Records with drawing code
◆ ◆ ◆ ◆ ◆
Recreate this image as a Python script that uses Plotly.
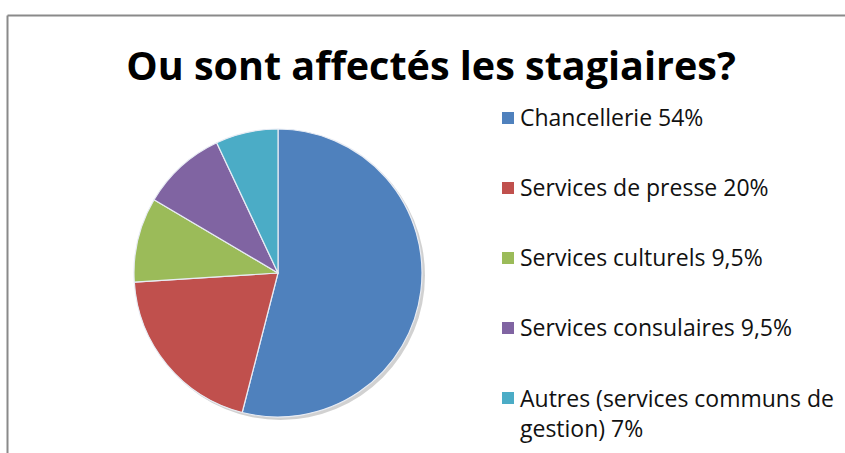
import plotly.graph_objects as go

labels = ["Chancellerie", "Services de presse", "Services culturels",
          "Services consulaires", "Autres (services communs de gestion)"]
values = [54, 20, 9.5, 9.5, 7]
value_text = ["54%", "20%", "9,5%", "9,5%", "7%"]
legend_labels = ["Chancellerie", "Services de presse", "Services culturels",
                 "Services consulaires", "Autres (services communs de<br>gestion)"]
colors = ["#4F81BD", "#C0504D", "#9BBB59", "#8064A2", "#4BACC6"]
title_text = "Ou sont affectés les stagiaires?"

W, H = 845, 453
def px(x): return x / W
def py(y): return 1 - y / H

fig = go.Figure()
fig.add_trace(go.Pie(
    labels=labels, values=values, sort=False, direction="clockwise", rotation=0,
    marker=dict(colors=colors, line=dict(color="#E8ECF4", width=1.2)),
    textinfo="none", hoverinfo="label+percent", showlegend=False,
    domain=dict(x=[px(134), px(422)], y=[py(417), py(129)]),
))

shapes = [
    # frame (top and left edges visible)
    dict(type="line", xref="paper", yref="paper", x0=px(7.5), x1=1.01, y0=py(15.5), y1=py(15.5),
         line=dict(color="#8A8A8A", width=2)),
    dict(type="line", xref="paper", yref="paper", x0=px(7.5), x1=px(7.5), y0=py(15.5), y1=-0.01,
         line=dict(color="#8A8A8A", width=2)),
    # soft shadow under the pie
    dict(type="circle", xref="paper", yref="paper", layer="below",
         x0=px(136), x1=px(425), y0=py(420), y1=py(131),
         fillcolor="rgba(0,0,0,0.18)", line=dict(width=0)),
]

annotations = []
centers = [117, 187, 257, 327, 412.5]
for i, lab in enumerate(legend_labels):
    c = centers[i]
    sq = 12
    shapes.append(dict(type="rect", xref="paper", yref="paper",
                       x0=px(502), x1=px(502 + sq),
                       y0=py((118 + 70 * i) + sq / 2), y1=py((118 + 70 * i) - sq / 2),
                       fillcolor=colors[i], line=dict(width=0)))
    annotations.append(dict(
        xref="paper", yref="paper", x=px(518), y=py(c), xanchor="left", yanchor="middle",
        text=f"{lab} {value_text[i]}", showarrow=False, align="left",
        font=dict(family="Open Sans", size=23, color="#111111"),
    ))

fig.update_layout(
    width=W, height=H, margin=dict(l=0, r=0, t=0, b=0),
    paper_bgcolor="white", plot_bgcolor="white",
    title=dict(text=f"<b>{title_text}</b>", x=px(431), xanchor="center",
               y=py(66), yanchor="middle", yref="container",
               font=dict(family="Open Sans", size=39.5, color="black")),
    shapes=shapes, annotations=annotations,
)

fig.write_html("out.html")
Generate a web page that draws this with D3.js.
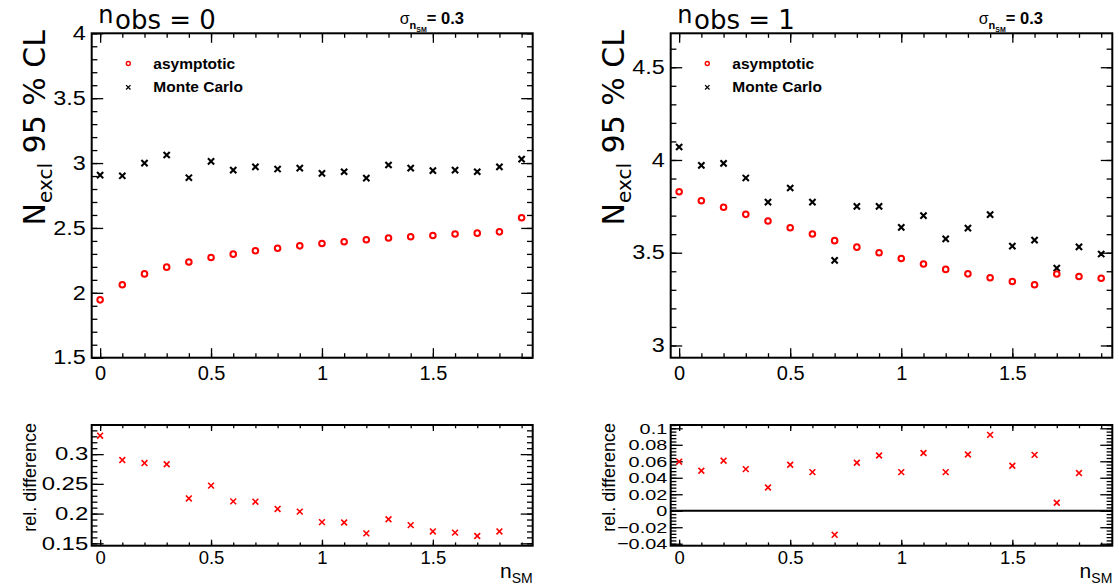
<!DOCTYPE html>
<html>
<head>
<meta charset="utf-8">
<script src="https://cdn.jsdelivr.net/npm/d3@7"></script>
<style>
  body { margin: 0; background: #fff; }
  text { font-family: "Liberation Sans", Arial, sans-serif; fill: #000; }
</style>
</head>
<body>
<svg id="chart" width="1119" height="586"></svg>
<script>
// x values (n_SM) for every point
var nSM = [0, 0.1, 0.2, 0.3, 0.4, 0.5, 0.6, 0.7, 0.8, 0.9, 1.0, 1.1, 1.2, 1.3, 1.4, 1.5, 1.6, 1.7, 1.8, 1.9];

// n_obs = 0
var asym0 = [1.946, 2.062, 2.146, 2.198, 2.237, 2.272, 2.298, 2.324, 2.344, 2.362,
             2.380, 2.393, 2.409, 2.422, 2.432, 2.442, 2.453, 2.460, 2.470, 2.578];
var mc0   = [2.907, 2.902, 3.000, 3.062, 2.887, 3.013, 2.946, 2.971, 2.954, 2.961,
             2.920, 2.933, 2.884, 2.985, 2.961, 2.941, 2.946, 2.933, 2.971, 3.031];
var rel0  = [0.331, 0.290, 0.285, 0.283, 0.2255, 0.247, 0.2205, 0.220, 0.2078, 0.2033,
             0.1856, 0.185, 0.1667, 0.1905, 0.1806, 0.170, 0.168, 0.1623, 0.170];

// n_obs = 1
var asym1 = [3.829, 3.780, 3.745, 3.707, 3.671, 3.635, 3.601, 3.565, 3.530, 3.500,
             3.469, 3.439, 3.410, 3.386, 3.365, 3.345, 3.327, 3.385, 3.372, 3.362];
var mc1   = [4.070, 3.971, 3.982, 3.903, 3.773, 3.849, 3.773, 3.459, 3.750, 3.750,
             3.637, 3.700, 3.575, 3.633, 3.705, 3.536, 3.568, 3.417, 3.532, 3.493];
var rel1  = [0.0595, 0.0485, 0.0607, 0.0505, 0.0282, 0.0558, 0.0468, -0.0292, 0.0582, 0.0670,
             0.0468, 0.0700, 0.0468, 0.0682, 0.0920, 0.0546, 0.0678, 0.0097, 0.0457];

// tick labels
var xTicks   = [0, 0.5, 1, 1.5];
var yTicks0  = [1.5, 2, 2.5, 3, 3.5, 4];
var yTicks1  = [3, 3.5, 4, 4.5];
var rTicks0  = [0.15, 0.2, 0.25, 0.3];
var rTicks1  = [-0.04, -0.02, 0, 0.02, 0.04, 0.06, 0.08, 0.1];

var svg = d3.select("#chart");
var fmt = d3.format("~g");

var panels = [
  {nobs: "0", x0: 91.7, x1: 532.7, asym: asym0, mc: mc0, rel: rel0,
   yDom: [1.5, 4], yT: yTicks0, yMinor: 0.1,
   rDom: [0.146, 0.349], rT: rTicks0, rMinor: 0.01, rFont: 18, rStretch: 1.33, zero: false},
  {nobs: "1", x0: 670.7, x1: 1112.3, asym: asym1, mc: mc1, rel: rel1,
   yDom: [2.934, 4.683], yT: yTicks1, yMinor: 0.1,
   rDom: [-0.0424, 0.104], rT: rTicks1, rMinor: 0.004, rFont: 15.5, rStretch: 1.28, zero: true}
];

var topY = [33.3, 357.7], botY = [425, 545.7];

function minorTicks(dom, step) {
  var lo = Math.ceil(Math.min(dom[0], dom[1]) / step - 1e-6);
  var hi = Math.floor(Math.max(dom[0], dom[1]) / step + 1e-6);
  var out = [];
  for (var i = lo; i <= hi; i++) out.push(+(i * step).toFixed(6));
  return out;
}

function drawFrame(g, x, y, xT, yT, xMinStep, yMinStep, s) {
  var xr = x.range(), yr = y.range();
  var xm = minorTicks(x.domain(), xMinStep), ym = minorTicks(y.domain(), yMinStep);

  function ax(axis, tr, len, pad, vals, labels, size) {
    var a = g.append("g").attr("transform", tr)
      .call(axis.tickValues(vals).tickSizeInner(-len).tickSizeOuter(0).tickPadding(pad)
        .tickFormat(labels ? fmt : ""));
    a.select(".domain").remove();
    a.selectAll("line").attr("stroke", "#000").attr("stroke-width", 1.3);
    a.selectAll("text").style("font-size", size + "px").attr("fill", "#000");
    a.attr("font-family", null);
    return a;
  }
  // bottom / top x ticks
  ax(d3.axisBottom(x), "translate(0," + yr[0] + ")", s.xMaj, s.xPad, xT, true, s.xFont);
  ax(d3.axisBottom(x), "translate(0," + yr[0] + ")", s.xMin, 0, xm, false, 1);
  ax(d3.axisTop(x), "translate(0," + yr[1] + ")", s.xMaj, 0, xT, false, 1);
  ax(d3.axisTop(x), "translate(0," + yr[1] + ")", s.xMin, 0, xm, false, 1);
  // left / right y ticks; y labels are drawn wide like the original
  var yl = ax(d3.axisLeft(y), "translate(" + xr[0] + ",0)", s.yMaj, s.yPad, yT, true, s.yFont);
  yl.selectAll("text")
    .attr("x", 0)
    .attr("transform", "translate(" + (-s.yPad) + ",0) scale(" + s.yStretch + ",1)");
  ax(d3.axisLeft(y), "translate(" + xr[0] + ",0)", s.yMin, 0, ym, false, 1);
  ax(d3.axisRight(y), "translate(" + xr[1] + ",0)", s.yMaj, 0, yT, false, 1);
  ax(d3.axisRight(y), "translate(" + xr[1] + ",0)", s.yMin, 0, ym, false, 1);

  g.append("rect")
    .attr("x", xr[0]).attr("y", yr[1])
    .attr("width", xr[1] - xr[0]).attr("height", yr[0] - yr[1])
    .attr("fill", "none").attr("stroke", "#000").attr("stroke-width", 2);
}

var cross = function(r) { return "M" + (-r) + "," + (-r) + "L" + r + "," + r + "M" + (-r) + "," + r + "L" + r + "," + (-r); };

panels.forEach(function(p) {
  var x = d3.scaleLinear().domain([-0.038, 1.95]).range([p.x0, p.x1]);
  var y = d3.scaleLinear().domain(p.yDom).range(topY.slice().reverse());
  var yr = d3.scaleLinear().domain(p.rDom).range(botY.slice().reverse());

  var gt = svg.append("g");
  drawFrame(gt, x, y, xTicks, p.yT, 0.1, p.yMinor,
    {xMaj: 9.5, xMin: 4.5, yMaj: 11.5, yMin: 5.7,
     xPad: 8, yPad: 6, xFont: 20, yFont: 19.5, yStretch: 1.2});

  // Monte Carlo
  gt.selectAll("path.mc").data(p.mc).enter().append("path")
    .attr("class", "mc")
    .attr("d", cross(3.1))
    .attr("transform", function(d, i) { return "translate(" + x(nSM[i]) + "," + y(d) + ")"; })
    .attr("stroke", "#000").attr("stroke-width", 2.1).attr("fill", "none");
  // asymptotic
  gt.selectAll("circle.as").data(p.asym).enter().append("circle")
    .attr("class", "as")
    .attr("cx", function(d, i) { return x(nSM[i]); })
    .attr("cy", function(d) { return y(d); })
    .attr("r", 2.8)
    .attr("fill", "none").attr("stroke", "#ff0000").attr("stroke-width", 2);

  // legend
  var lx = p.x0 + 36.6;
  gt.append("circle").attr("cx", lx).attr("cy", 63.5).attr("r", 2)
    .attr("fill", "none").attr("stroke", "#ff0000").attr("stroke-width", 1.4);
  gt.append("path").attr("d", cross(2.2)).attr("transform", "translate(" + lx + ",87.3)")
    .attr("stroke", "#000").attr("stroke-width", 1.3);
  gt.append("text").attr("x", p.x0 + 61.6).attr("y", 68.5)
    .style("font-size", "15.5px").style("font-weight", "bold").text("asymptotic");
  gt.append("text").attr("x", p.x0 + 61.6).attr("y", 92.3)
    .style("font-size", "15.5px").style("font-weight", "bold").text("Monte Carlo");

  // title n_obs: raised "n", then "obs = .."
  gt.append("text").attr("x", p.x0 + 6.6).attr("y", 22.8)
    .style("font-family", "DejaVu Sans").style("font-size", "24px").text("n");
  gt.append("text").attr("x", p.x0 + 23.3).attr("y", 28.6)
    .style("font-family", "DejaVu Sans").style("font-size", "26px").text("obs = " + p.nobs);

  // sigma label
  var s = gt.append("text").attr("x", p.x0 + 308).attr("y", 24).style("font-size", "16px");
  s.append("tspan").text("σ");
  s.append("tspan").attr("dy", 4.5).style("font-size", "11px").style("font-weight", "bold").text("n");
  s.append("tspan").attr("dy", 3).style("font-size", "7px").style("font-weight", "bold").text("SM");
  s.append("tspan").attr("dy", -7.5).style("font-size", "16.5px").style("font-weight", "bold").text("= 0.3");

  // y title
  var yt = gt.append("text")
    .attr("transform", "translate(" + (p.x0 - 46.7) + "," + 30 + ") rotate(-90)")
    .attr("text-anchor", "end").style("font-family", "DejaVu Sans").style("font-size", "30px");
  yt.append("tspan").text("N");
  yt.append("tspan").attr("dy", 7).style("font-size", "20px").text("excl");
  yt.append("tspan").attr("dy", -7).text(" 95 % CL");

  // ratio panel
  var gb = svg.append("g");
  drawFrame(gb, x, yr, xTicks, p.rT, 0.1, p.rMinor,
    {xMaj: 6, xMin: 3.3, yMaj: 12, yMin: 5.7,
     xPad: 5, yPad: 3.5, xFont: 18.5, yFont: p.rFont, yStretch: p.rStretch});

  if (p.zero) {
    gb.append("line").attr("x1", p.x0).attr("x2", p.x1)
      .attr("y1", yr(0)).attr("y2", yr(0))
      .attr("stroke", "#000").attr("stroke-width", 2);
  }

  gb.selectAll("path.rel").data(p.rel).enter().append("path")
    .attr("class", "rel")
    .attr("d", cross(2.9))
    .attr("transform", function(d, i) { return "translate(" + x(nSM[i]) + "," + yr(d) + ")"; })
    .attr("stroke", "#ff0000").attr("stroke-width", 1.6).attr("fill", "none");

  gb.append("text")
    .attr("transform", "translate(" + (p.x0 - 55.7) + ",423) rotate(-90)")
    .attr("text-anchor", "end").style("font-size", "18px").text("rel. difference");

  var xl = gb.append("text").attr("x", p.x1).attr("y", 577.5)
    .attr("text-anchor", "end").style("font-size", "21px");
  xl.append("tspan").text("n");
  xl.append("tspan").attr("dy", 5.5).style("font-size", "14px").text("SM");
});
</script>
</body>
</html>
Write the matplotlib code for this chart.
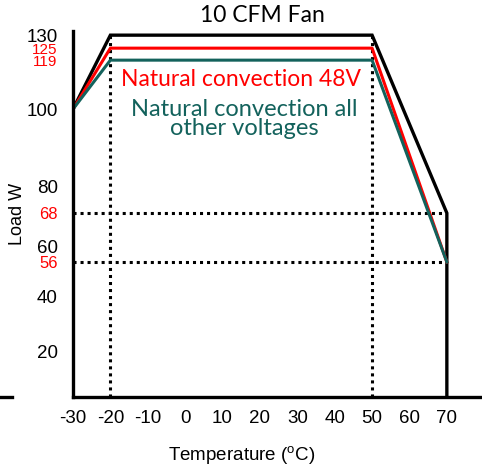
import numpy as np
import matplotlib
matplotlib.use("Agg")
import matplotlib.pyplot as plt
from matplotlib.lines import Line2D

plt.rcParams['font.family'] = ['Liberation Sans', 'DejaVu Sans']
plt.rcParams['mathtext.fontset'] = 'custom'
plt.rcParams['mathtext.rm'] = 'Liberation Sans'

# derating curves (temperature in C, load in W)
temp_fan = [-30, -20, 50, 70, 70]
load_fan = [100, 130, 130, 68, 0]
temp_48v = [-30, -20, 50, 70]
load_48v = [100, 125, 125, 56]
temp_other = [-30, -20, 50, 70]
load_other = [100, 119, 119, 56]

x_ticks = [-30, -20, -10, 0, 10, 20, 30, 40, 50, 60, 70]
y_ticks = [20, 40, 56, 60, 68, 80, 100, 119, 125, 130]
red_ticks = [56, 68, 119, 125]

teal = '#13625C'

# the original drawing has an uneven load axis, so map it piecewise
y_vals = [0, 20, 40, 56, 60, 68, 80, 100, 119, 125, 130, 140]
y_pix = [0, 46, 101, 135, 151, 184, 211, 288, 337, 349, 362, 388]

def fwd(v):
    return np.interp(v, y_vals, y_pix)

def inv(p):
    return np.interp(p, y_pix, y_vals)

W, H = 482, 465
fig = plt.figure(figsize=(W / 100, H / 100), dpi=100)
ax = fig.add_axes([73 / W, (H - 397) / H, (W - 73) / W, (397 - 31) / H])
ax.set_yscale('function', functions=(fwd, inv))

# dotted guide lines
dots = (0, (1, 1.3))
ax.plot([-20, -20], [0, 130], color='black', lw=2.2, ls=dots)
ax.plot([50, 50], [0, 130], color='black', lw=2.2, ls=dots)
ax.plot([-30, 70], [68, 68], color='black', lw=2.2, ls=dots)
ax.plot([-30, 70], [56, 56], color='black', lw=2.2, ls=dots)

ax.plot(temp_fan, load_fan, color='black', lw=2.4, solid_joinstyle='miter')
ax.plot(temp_48v, load_48v, color='red', lw=2.2)
ax.plot(temp_other, load_other, color=teal, lw=2.2)

ax.set_xlim(-30, 79.4)
ax.set_ylim(0, 131.6)

for s in ['top', 'right']:
    ax.spines[s].set_visible(False)
for s in ['left', 'bottom']:
    ax.spines[s].set_linewidth(2.4)

ax.set_xticks(x_ticks)
ax.set_xticklabels([str(t) for t in x_ticks], fontsize=13.5)
ax.set_yticks(y_ticks)
ax.set_yticklabels([str(t) for t in y_ticks])
for t, lab in zip(y_ticks, ax.get_yticklabels()):
    if t in (119, 125):
        lab.set_color('red')
        lab.set_fontsize(11)
    elif t in red_ticks:
        lab.set_color('red')
        lab.set_fontsize(12)
    else:
        lab.set_fontsize(13.5)
ax.tick_params(axis='both', length=0)
ax.tick_params(axis='y', pad=11)
ax.tick_params(axis='x', pad=9)

ax.set_xlabel('Temperature ($^{\\rm o}$C)', fontsize=13.5)
ax.set_ylabel('Load W', fontsize=13)
ax.yaxis.set_label_coords(-0.115, 0.5)
ax.xaxis.set_label_coords(0.413, -0.128)

fig.text(262 / W, 1 - 15 / H, '10 CFM Fan', ha='center', va='center',
         fontsize=16.5, family='Lato')
fig.text(241 / W, 1 - 79 / H, 'Natural convection 48V', ha='center', va='center',
         fontsize=16.5, color='red', family='Lato')
fig.text(244 / W, 1 - 119 / H, 'Natural convection all\nother voltages', ha='center',
         va='center', fontsize=17, color=teal, family='Lato', linespacing=0.92)

# small stray stroke at the far left of the baseline
fig.add_artist(Line2D([0, 12 / W], [(H - 397) / H] * 2, color='black', lw=2.4))

fig.savefig('out.png', dpi=100)
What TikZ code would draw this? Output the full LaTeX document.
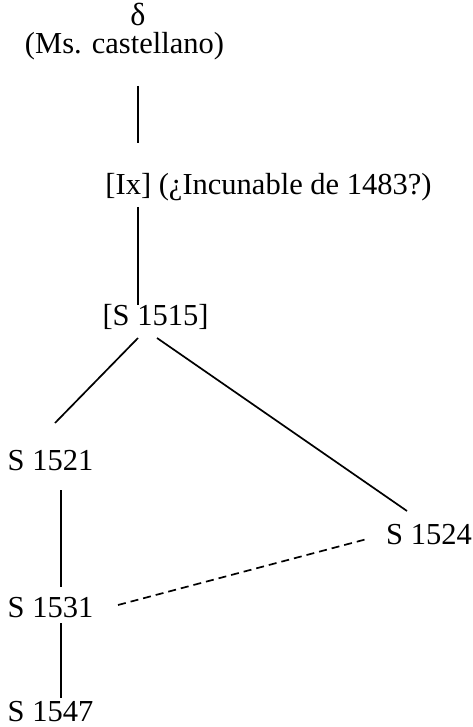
◆ ◆ ◆ ◆ ◆
What to produce ->
Look through the records and gather every line containing "chart".

Written solution ->
<svg id="chart" width="1119" height="586"></svg>
var svg = d3.select("#chart");
Write the matplotlib code for this chart.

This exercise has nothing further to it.